No difference was seen in quality of care provided by board-certified internists subject to Maintenance of Certification and those who are grandfathered into the older, periodic certification system, although a small reduction was seen in the cost of health care by MOC physicians.

Bradley Gray, Ph.D., of the American Board of Internal Medicine in Philadelphia and his colleagues compared ambulatory care–sensitive hospitalizations (ACSHs) in Medicare patients treated by two groups of general internists – 956 who certified in 1991 (subject to MOC) who treated 84,215 patients and 974 general internists who certified in 1989 (grandfathered out of MOC) who treated 69,830 similar patients. Their research was published Dec. 10 in JAMA (2014;312:2348-57 [doi:10.1001/jama.2014.12716]).

Comparisons were made between treatments occurring between 1999 and 2000 before the 2001 MOC requirement and in 2002-2005.

The annual rate of ACSHs per 1,000 beneficiaries grew from pre- to postcertification periods for both groups of physicians – from 37.9 to 61.8 for MOC-required physicians and from 37.0 to 61.4 for grandfathered physicians. MOC was not statistically associated with a difference in the growth of the annual ACSH rate between the cohorts.

However, there was a difference in cost. For MOC-required physicians, annual per-beneficiary health care costs increased from $5,157 in during the precertification period to $7,633 in the postcertification period. For grandfathered physicians, costs increased from $5,133 to $7,793.

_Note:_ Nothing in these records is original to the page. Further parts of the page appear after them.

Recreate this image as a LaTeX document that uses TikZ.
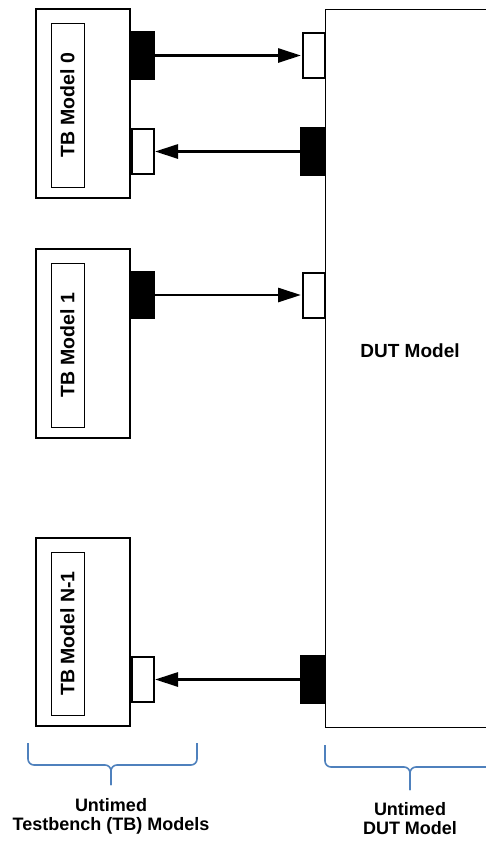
\documentclass[tikz,border=0pt]{standalone}
\usepackage{fontspec}
\setmainfont{Liberation Sans}
\usetikzlibrary{arrows.meta}
\definecolor{bracecol}{RGB}{79,129,189}
\tikzset{
  tbbox/.style={draw=black, line width=2pt, fill=white, inner sep=0pt, minimum width=94pt},
  tbinner/.style={draw=black, line width=1pt, fill=white, inner sep=0pt, minimum width=33pt,
     font=\fontsize{19.5}{19.5}\selectfont\bfseries},
  portout/.style={draw=black, line width=1.5pt, fill=black, inner sep=0pt, minimum width=24pt, minimum height=47pt},
  portin/.style={draw=black, line width=2pt, fill=white, inner sep=0pt, minimum width=22pt, minimum height=45pt},
  link/.style={line width=2.8pt, -{Triangle[length=23pt,width=14pt]}, shorten >=0.5pt},
  bracepath/.style={draw=bracecol, line width=1.6pt, rounded corners=6pt},
  lbl/.style={font=\fontsize{18}{19}\selectfont\bfseries, align=center, inner sep=0pt}
}
\begin{document}
\begin{tikzpicture}[x=1pt,y=-1pt]
\clip (0,0) rectangle (486,841);
\fill[white] (0,0) rectangle (486,841);

% DUT
\node[draw=black, line width=1pt, fill=white, inner sep=0pt, minimum width=166pt, minimum height=718pt] (dut) at (408,368) {};
\node[font=\fontsize{19}{19}\selectfont\bfseries, inner sep=0pt] (dutlbl) at (410,351) {DUT Model};

% TB models
\node[tbbox, minimum height=189pt] (tb0) at (83,103.5) {};
\node[tbinner, minimum height=164pt] (tb0i) at (67.5,105) {\rotatebox{90}{TB Model 0}};
\node[tbbox, minimum height=189pt] (tb1) at (83,343.5) {};
\node[tbinner, minimum height=164pt] (tb1i) at (67.5,345) {\rotatebox{90}{TB Model 1}};
\node[tbbox, minimum height=188pt] (tbn) at (83,632) {};
\node[tbinner, minimum height=163pt] (tbni) at (67.5,633.5) {\rotatebox{90}{TB Model N-1}};

% ports
\node[portout] (p0o) at (142.5,55.5) {};
\node[portin]  (d0i) at (313.5,55.5) {};
\node[portin]  (p0i) at (142.5,151.5) {};
\node[portout] (d0o) at (313,151.5) {};
\node[portout] (p1o) at (142.5,295) {};
\node[portin]  (d1i) at (313.5,295) {};
\node[portin]  (pni) at (142.5,679.5) {};
\node[portout] (dno) at (313,679.5) {};

% connectors
\draw[link] (p0o.east) -- (d0i.west);
\draw[link] (d0o.west) -- (p0i.east);
\draw[link] (p1o.east) -- (d1i.west);
\draw[link] (dno.west) -- (pni.east);

% braces
\coordinate (lbl1) at (28,743);
\coordinate (lbr1) at (197,743);
\coordinate (lbt) at (111,785);
\draw[bracepath] (lbl1) -- (28,765) -- (111,765) -- (lbt);
\draw[bracepath] (lbr1) -- (197,765) -- (111,765) -- (lbt);
\coordinate (rbl1) at (325,745);
\coordinate (rbr1) at (495,745);
\coordinate (rbt) at (410,790);
\draw[bracepath] (rbl1) -- (325,767) -- (410,767) -- (rbt);
\draw[bracepath] (rbr1) -- (495,767) -- (410,767) -- (rbt);

% labels
\node[lbl, anchor=north] (tbtxt) at (111,798) {Untimed\\Testbench (TB) Models};
\node[lbl, anchor=north] (duttxt) at (410,802) {Untimed\\DUT Model};
\end{tikzpicture}
\end{document}
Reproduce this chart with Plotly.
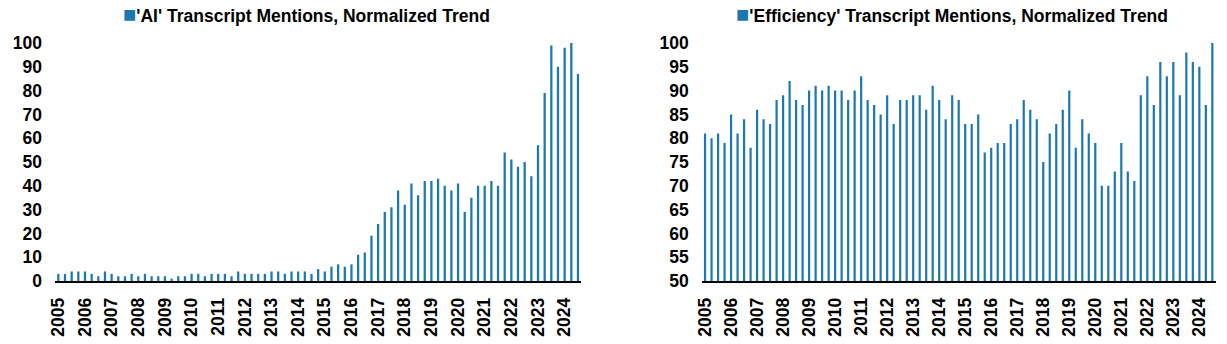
import plotly.graph_objects as go

years = list(range(2005, 2025))
quarters = ["Q1", "Q2", "Q3", "Q4"]
categories = [f"{y}{q}" for y in years for q in quarters][:79]

ai_values = [
    3, 3, 4, 4,
    4, 3, 2, 4,
    3, 2, 2, 3,
    2, 3, 2, 2,
    2, 1, 2, 2,
    3, 3, 2, 3,
    3, 3, 2, 4,
    3, 3, 3, 3,
    4, 4, 3, 4,
    4, 4, 3, 5,
    4, 6, 7, 6,
    7, 11, 12, 19,
    24, 29, 31, 38,
    32, 41, 36, 42,
    42, 43, 40, 38,
    41, 29, 35, 40,
    40, 42, 40, 54,
    51, 48, 50, 44,
    57, 79, 99, 90,
    98, 100, 87,
]

eff_values = [
    81, 80, 81, 79,
    85, 81, 84, 78,
    86, 84, 83, 88,
    89, 92, 88, 87,
    90, 91, 90, 91,
    90, 90, 88, 90,
    93, 88, 87, 85,
    89, 83, 88, 88,
    89, 89, 86, 91,
    88, 84, 89, 88,
    83, 83, 85, 77,
    78, 79, 79, 83,
    84, 88, 86, 84,
    75, 81, 83, 86,
    90, 78, 84, 81,
    79, 70, 70, 73,
    79, 73, 71, 89,
    93, 87, 96, 93,
    96, 89, 98, 96,
    95, 87, 100,
]

ai_ticks = list(range(0, 101, 10))
eff_ticks = list(range(50, 101, 5))
year_tickvals = [f"{y}Q1" for y in years]
year_ticktext = [str(y) for y in years]

BAR = "#1c78b0"
FONT = "Arial, Liberation Sans, sans-serif"
W, H = 1227, 344

fig = go.Figure()
fig.add_trace(go.Bar(x=categories, y=ai_values, marker=dict(color=BAR, line=dict(width=0)),
                     xaxis="x", yaxis="y", showlegend=False,
                     name="'AI' Transcript Mentions, Normalized Trend"))
fig.add_trace(go.Bar(x=categories, y=eff_values, marker=dict(color=BAR, line=dict(width=0)),
                     xaxis="x2", yaxis="y2", showlegend=False,
                     name="'Efficiency' Transcript Mentions, Normalized Trend"))

ydom = [(H - 281) / H, (H - 43) / H]
xcommon = dict(type="category", range=[-0.5, 78.5], tickmode="array",
               tickvals=year_tickvals, ticktext=year_ticktext, tickangle=-90,
               showline=True, linecolor="black", linewidth=1.5, ticks="",
               showgrid=False, zeroline=False, ticklabelstandoff=8, automargin=False,
               tickfont=dict(family=FONT, size=17.5, color="black", weight="bold"))
ycommon = dict(showgrid=False, zeroline=False, showline=False, ticks="",
               ticklabelstandoff=12, automargin=False,
               tickfont=dict(family=FONT, size=17.5, color="black", weight="bold"))

SQ = f"<span style='color:{BAR};font-size:22px'>■</span>"

fig.update_layout(
    width=W, height=H,
    margin=dict(l=0, r=0, t=0, b=0, autoexpand=False),
    paper_bgcolor="white", plot_bgcolor="white",
    bargap=0.66,
    xaxis=dict(domain=[55 / W, 581.3 / W], anchor="y", **xcommon),
    yaxis=dict(domain=ydom, range=[0, 100], tickvals=ai_ticks, anchor="x", **ycommon),
    xaxis2=dict(domain=[701.8 / W, 1215.6 / W], anchor="y2", **xcommon),
    yaxis2=dict(domain=ydom, range=[50, 100], tickvals=eff_ticks, anchor="x2", **ycommon),
    annotations=[
        dict(text=SQ + "'AI' Transcript Mentions, Normalized Trend",
             x=306 / W, y=(H - 15) / H, xref="paper", yref="paper",
             xanchor="center", yanchor="middle", showarrow=False,
             font=dict(family=FONT, size=17.5, color="black", weight="bold")),
        dict(text=SQ + "'Efficiency' Transcript Mentions, Normalized Trend",
             x=952 / W, y=(H - 15) / H, xref="paper", yref="paper",
             xanchor="center", yanchor="middle", showarrow=False,
             font=dict(family=FONT, size=17.5, color="black", weight="bold")),
    ],
)

fig.write_html("out.html")
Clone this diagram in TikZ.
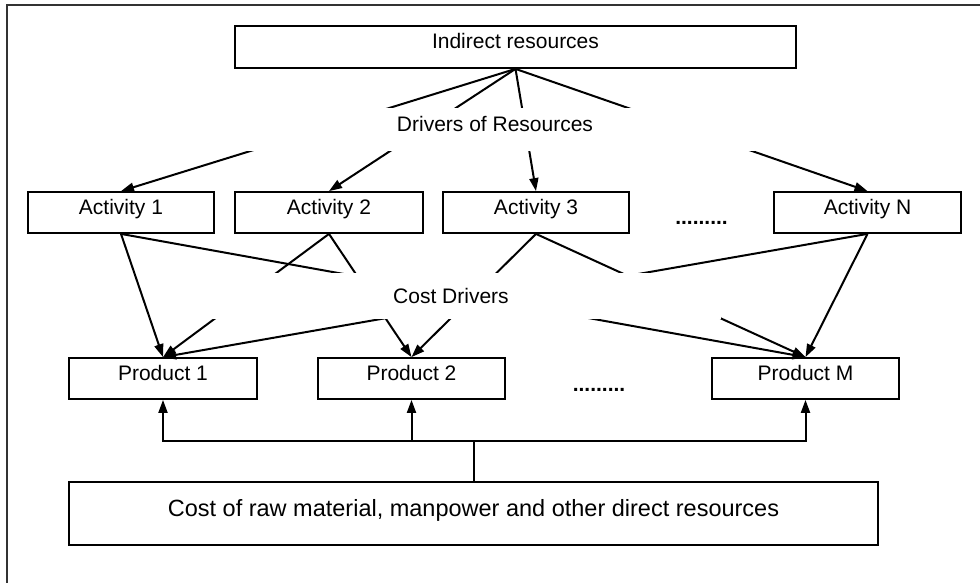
\documentclass[tikz,border=0pt]{standalone}
\usepackage{fontspec}
\setmainfont{Liberation Sans}
\usetikzlibrary{arrows.meta}
\begin{document}
\begin{tikzpicture}[x=1pt,y=-1pt,
  txt/.style={inner sep=0pt, font=\fontsize{21}{25}\selectfont},
  box/.style={txt, draw=black, line width=1.8pt, minimum height=41pt,
    text height=15pt, text depth=12pt},
  lbl/.style={txt, fill=white, minimum width=540pt},
  conn/.style={line width=2pt, -{Triangle[length=13pt,width=9pt]}},
  wire/.style={line width=2pt}
  ]
\useasboundingbox (0,0) rectangle (980,583);
\draw[line width=2pt, black!80] (7,600) -- (7,5) -- (995,5);

% boxes
\node[box, minimum width=561pt, minimum height=42pt] (ir) at (515.5,47) {Indirect resources};

\node[box, minimum width=186pt] (a1) at (121,212.5) {Activity 1};
\node[box, minimum width=188pt] (a2) at (329,212.5) {Activity 2};
\node[box, minimum width=186pt] (a3) at (536,212.5) {Activity 3};
\node[box, minimum width=187pt] (an) at (867.5,212.5) {Activity N};
\node[txt, anchor=base, font=\fontsize{21}{25}\selectfont\bfseries] (d1) at (701.5,224) {.........};

\node[box, minimum width=188pt] (p1) at (163,378.5) {Product 1};
\node[box, minimum width=187pt] (p2) at (411.5,378.5) {Product 2};
\node[box, minimum width=187pt] (pm) at (805.5,378.5) {Product M};
\node[txt, anchor=base, font=\fontsize{21}{25}\selectfont\bfseries] (d2) at (599,391) {.........};

\node[box, minimum width=809pt, minimum height=63pt, font=\fontsize{23.5}{28}\selectfont,
  text height=17pt, text depth=12pt] (cr) at (473.5,513.5)
  {Cost of raw material, manpower and other direct resources};

% resource drivers
\foreach \t in {a1,a2,a3,an} \draw[conn] (ir.south) -- (\t.north);

% cost drivers
\draw[conn] (a1.south) -- (p1.north);
\draw[conn] (a1.south) -- (pm.north);
\draw[conn] (a2.south) -- (p1.north);
\draw[conn] (a2.south) -- (p2.north);
\draw[conn] (a3.south) -- (p2.north);
\draw[conn] (a3.south) -- (pm.north);
\draw[conn] (an.south) -- (p1.north);
\draw[conn] (an.south) -- (pm.north);

% labels over the connectors
\node[lbl, minimum height=43pt, text height=15pt, text depth=11pt] (dr) at (495,129.5) {Drivers of Resources};
\node[lbl, minimum height=46pt, text height=15pt, text depth=0pt] (cd) at (451,296) {Cost Drivers};

% direct resources bus
\coordinate (bus) at (473.5,441);
\draw[wire] (cr.north) -- (bus);
\draw[conn] (bus) -| (p1.south);
\draw[conn] (bus) -| (p2.south);
\draw[conn] (bus) -| (pm.south);
\end{tikzpicture}
\end{document}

Dr. Gray suggested the 2.5% decrease in growth of costs could be from better utilization of laboratory tests, imaging, and specialty tests by MOC physicians.

“During the study period, MOC consisted of passing a secure examination and completing medical knowledge modules,” Dr. Gray said. “These components consisted of vignette-based multiple-choice questions that provided general internists with feedback on their performance and were generally designed to help them use resources appropriately, particularly imaging and other diagnostic tests.”

Test prep and completing medical knowledge modules “may have led to more efficient care by reducing the need for referrals and consultations or reducing the ordering of low-value tests,” he said.

While individual physicians may not see a noticeable change in costs, “these small individual savings may be large at the population level because there are nearly 50 million Medicare beneficiaries with over a half a trillion dollars in annual Medicare health care expenditures, exclusive of costs borne by beneficiaries. … Even if the true association with MOC is a small fraction of what we report, our estimates suggest savings likely far exceed the direct cost of administering the MOC program … as well as indirect costs borne by physicians,” he added.

In a separate study, Dr. John Hayes of the Clement J. Zablocki Veterans Affairs Medical Center in Milwaukee and his colleagues found no significant difference between MOC-required internists and grandfathered internists in 10 primary care measures in a population of 68,213 patients at four VA medical centers from 2012 to 2013 (JAMA 2014;312:2358-63 [ doi:10.1001/jama.2014.13992]).

“Our adjusted results showed no significant difference between holders of time-limited and time-unlimited certificates in the VA setting,” Dr. Hayes wrote. “To whatever extent a goal of MOC is to improve the quality of patient care, these findings raise questions of whether that goal is being achieved, at least among internists at these VA hospitals.”

Dr. Gray and several of his colleagues are employed by ABIM. One coauthor receives royalties related to assessment of clinical competence. Dr. Hayes and his colleagues disclosed no relevant conflicts of interest.